Bullseye Glass and the State of Oregon have reached an agreement. This is good as Bullseye is a part of the arts economy, while at the same time the kinds of materials that were being vented into the air were simply unacceptable. The problem was relaxed regulation of most industries and there are plenty of other industrial air quality polluters in the city that have also been exploiting the same loopholes (hopefully this gets addressed and soon). For example, Overlook neighborhood residents hope that enforcement is uniform.
At age 70,
Mary Heilmann's career is red hot, but why does it take so long for many females? Retrospectives for women are rarer and prevailing wisdom in museums always tends to follow patronage money rather than taste and importance... not having many critics to assess that makes it twice as hard.
Do
art spaces = gentrification?... often yes but that's like shooting the messenger. It can also work in reverse, like
PICA's new home. The question in Portland is creating funding sources that support formal arts entities when informal ones are out-priced. Formalizing affordability for artists is the key but that takes serious know how as the people who did Milepost 5 (they kinda stumbled through it and it takes a bit more cultural seeding).

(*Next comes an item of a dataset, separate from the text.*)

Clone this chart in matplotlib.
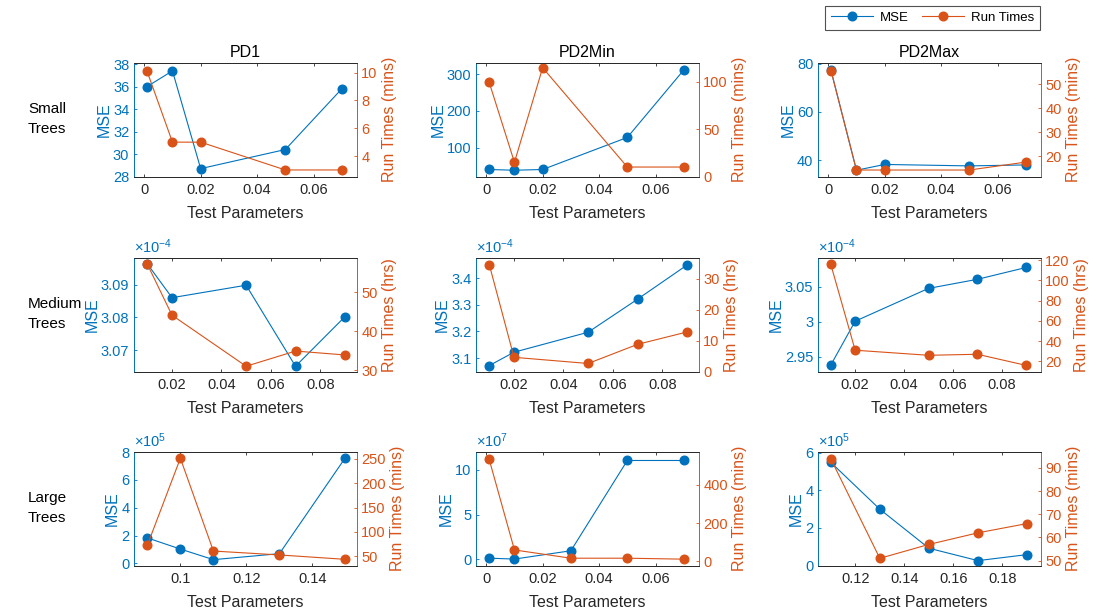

The best editor I ever had was Karen Wright (back in Modern Painter's excellent London days) and
she thinks the Turner Prize needs to be more substantial and less a series of affected ploys. I agree with her, though Portland has the opposite problem... much of our discourse is mired in hobbled and antiquated discussions of craft that dont acknowledge the skills in computers, other tech and design or that somewhat irritating aspect of art that drives people crazy... some call it "edge". Besides skill alone doesn't truly make art powerful, it takes a sense of an "edge of understanding"... rather than the ploy of being edgy. Having a true edge seems to embody and encapulate the flux between the known and unknown. In Portland our talking points often scratch at craft, the environment and often a very token discussion of diversity, whereas challenging male Mexican artists or anyone with and incisive edge are far too threatening to show with the group or be given awards (Hallie Ford Fellowships and CNAA's to name names). Portland and London could and should have more exchanges as both places have excellent international art scenes.... Portland is full of weird woodshedders and London is full of people who are unapologetic about being unapologetic (aka the antidote to the humble brag).